Apple will give publishers until June 30 to comply with the new rules.
The subscription service is a major break from the previous practice of "newsstand sales" under which each issue of a magazine, for instance, would be bought separately. Apple also takes a cut of sales fee in those cases.
"When Apple brings a new subscriber to the app, Apple earns a 30 percent share; when the publisher brings an existing or new subscriber to the app, the publisher keeps 100 percent and Apple earns nothing," Apple Chief Executive Steve Jobs said in a prepared statement. Jobs is currently on leave.
Not every media company has as much to lose under Apple's plan. Newspaper and magazine companies are betting that the simplicity of Apple's system will help boost flagging sales, offsetting any losses they may suffer by sharing revenue.
The New York Times currently has a free iPad app in the iTunes store though it is only a selection of articles and content. That could change shortly when the newspaper plans to start charging for some of its content at its flagship site NYTimes.com and for its apps.
"We are working with Apple to understand how this impacts our plans, if at all," said New York Times spokeswoman Eileen Murphy.
For newspaper and magazine companies, one of the main sticking points in working out agreements for a subscription service has been the question of customer data. Apple's current plan will allow customers to decide how much information to supply publishers when they sign up for subscriptions.

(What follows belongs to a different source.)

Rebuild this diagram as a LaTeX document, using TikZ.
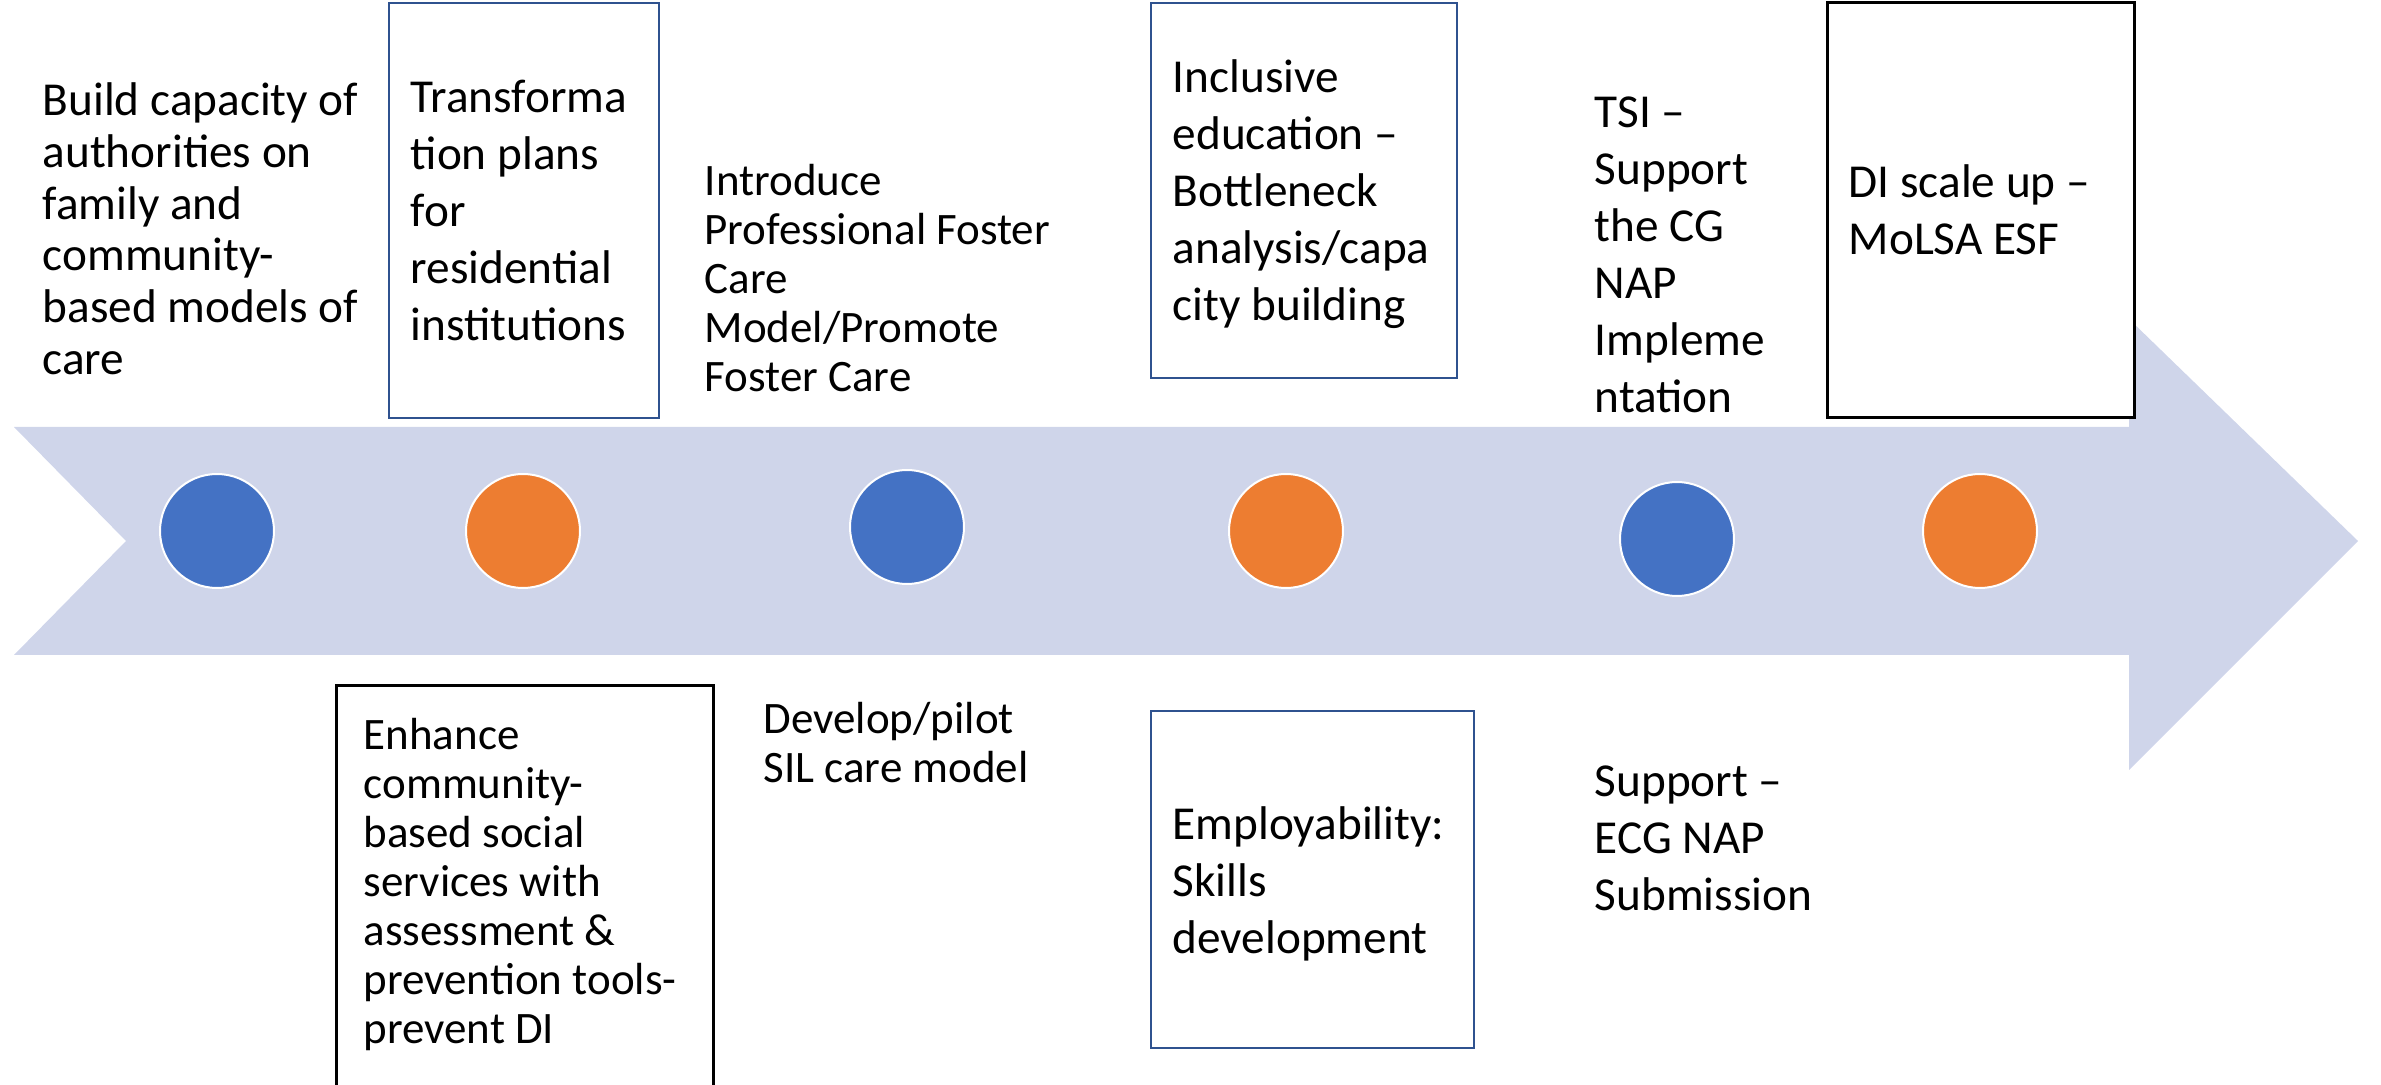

How that information is be used will then be decided by the publishers -- who are particularly protective of subscriber data such as names, addresses and credit cards because it helps them court advertisers and market new products to existing readers.
Magazine and newspaper publishers are working with other tablet devices and smartphone makers. For instance, Sports Illustrated, which is published under Time Warner Inc's magazine division Time Inc, recently unveiled an "all access" subscription program for Google's Android-operated tablet computers and smartphones.
The decision to broadly introduce a subscription service comes just weeks after Apple teamed up with News Corp to launch The Daily, which was the first subscription product available through Apple's iTunes store.
Netflix shares fell $6.99, or 2.8 percent, to $240.57. Apple's shares fell 30 cents to $358.88.